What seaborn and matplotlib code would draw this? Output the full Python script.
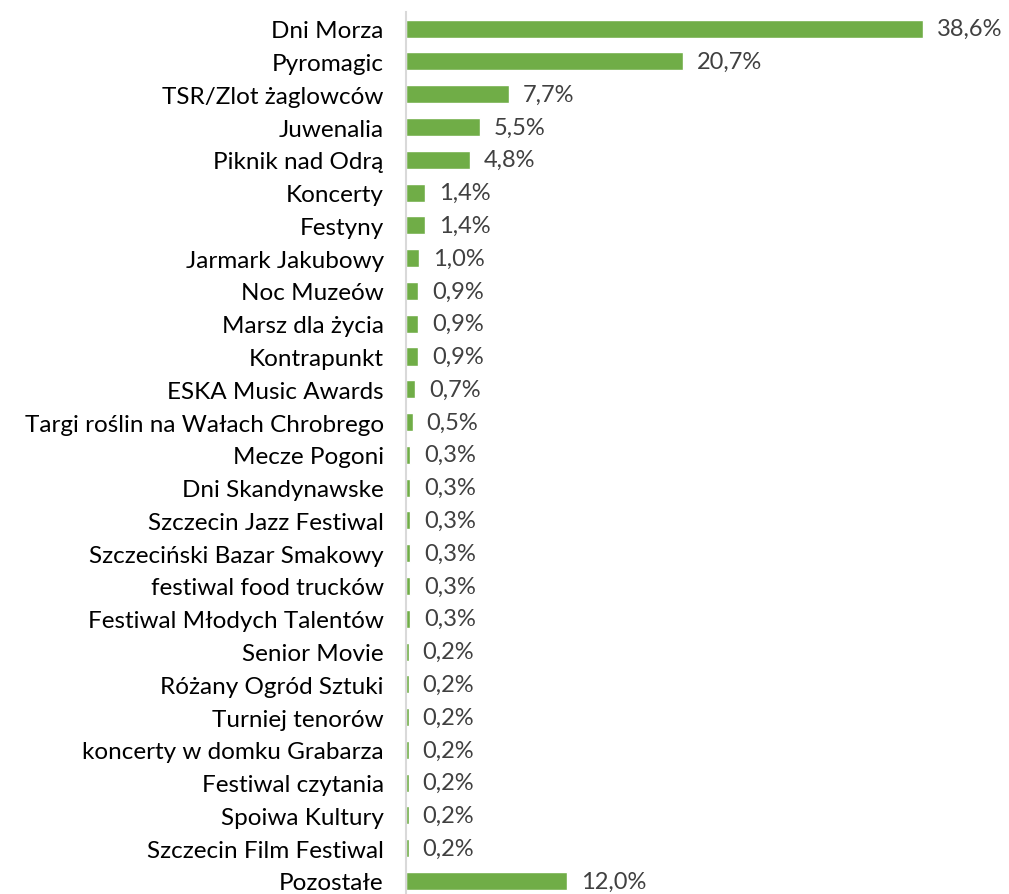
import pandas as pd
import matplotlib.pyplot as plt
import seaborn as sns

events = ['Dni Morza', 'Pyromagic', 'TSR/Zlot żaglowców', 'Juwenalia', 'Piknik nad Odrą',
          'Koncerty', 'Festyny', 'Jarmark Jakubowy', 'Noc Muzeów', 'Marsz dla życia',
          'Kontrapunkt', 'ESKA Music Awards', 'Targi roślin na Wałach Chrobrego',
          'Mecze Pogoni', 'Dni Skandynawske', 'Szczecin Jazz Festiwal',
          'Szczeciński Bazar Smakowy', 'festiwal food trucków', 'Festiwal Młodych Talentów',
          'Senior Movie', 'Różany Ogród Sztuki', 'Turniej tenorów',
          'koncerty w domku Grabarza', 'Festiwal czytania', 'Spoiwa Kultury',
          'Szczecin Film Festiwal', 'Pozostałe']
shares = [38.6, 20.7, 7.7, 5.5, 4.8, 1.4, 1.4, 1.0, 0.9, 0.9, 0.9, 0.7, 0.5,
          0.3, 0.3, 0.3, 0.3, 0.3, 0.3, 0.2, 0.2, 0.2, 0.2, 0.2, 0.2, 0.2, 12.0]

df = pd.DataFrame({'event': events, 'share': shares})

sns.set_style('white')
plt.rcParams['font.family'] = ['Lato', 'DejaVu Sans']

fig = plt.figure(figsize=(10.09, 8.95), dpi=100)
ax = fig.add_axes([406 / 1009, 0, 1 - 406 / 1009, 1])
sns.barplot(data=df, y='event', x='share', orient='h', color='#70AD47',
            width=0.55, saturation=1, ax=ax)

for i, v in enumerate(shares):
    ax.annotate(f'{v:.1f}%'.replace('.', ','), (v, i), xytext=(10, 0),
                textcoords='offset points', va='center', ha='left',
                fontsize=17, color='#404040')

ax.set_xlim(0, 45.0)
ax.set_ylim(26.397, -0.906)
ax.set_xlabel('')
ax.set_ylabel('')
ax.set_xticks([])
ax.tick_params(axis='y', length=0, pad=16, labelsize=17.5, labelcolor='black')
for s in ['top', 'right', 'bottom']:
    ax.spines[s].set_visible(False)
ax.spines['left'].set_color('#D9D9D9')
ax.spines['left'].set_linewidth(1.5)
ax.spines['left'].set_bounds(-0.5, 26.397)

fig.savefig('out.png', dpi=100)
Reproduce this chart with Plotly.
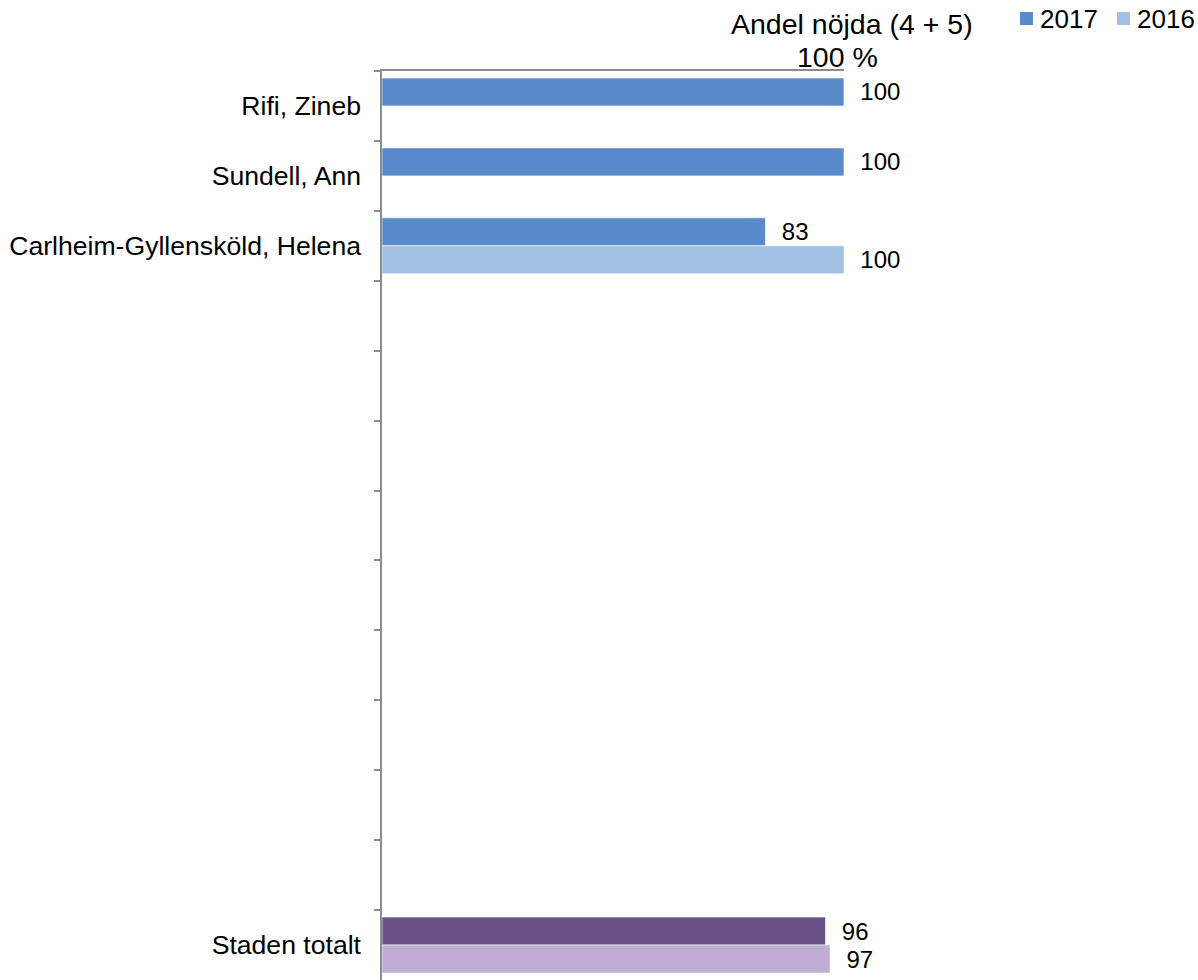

####

▸ **The request**: Repeat the records above exactly, from the first line through the line containing "import seaborn as sns", and leave out the pictures.

▸ **Full response**:
What seaborn and matplotlib code would draw this? Output the full Python script.
import pandas as pd
import matplotlib.pyplot as plt
import seaborn as sns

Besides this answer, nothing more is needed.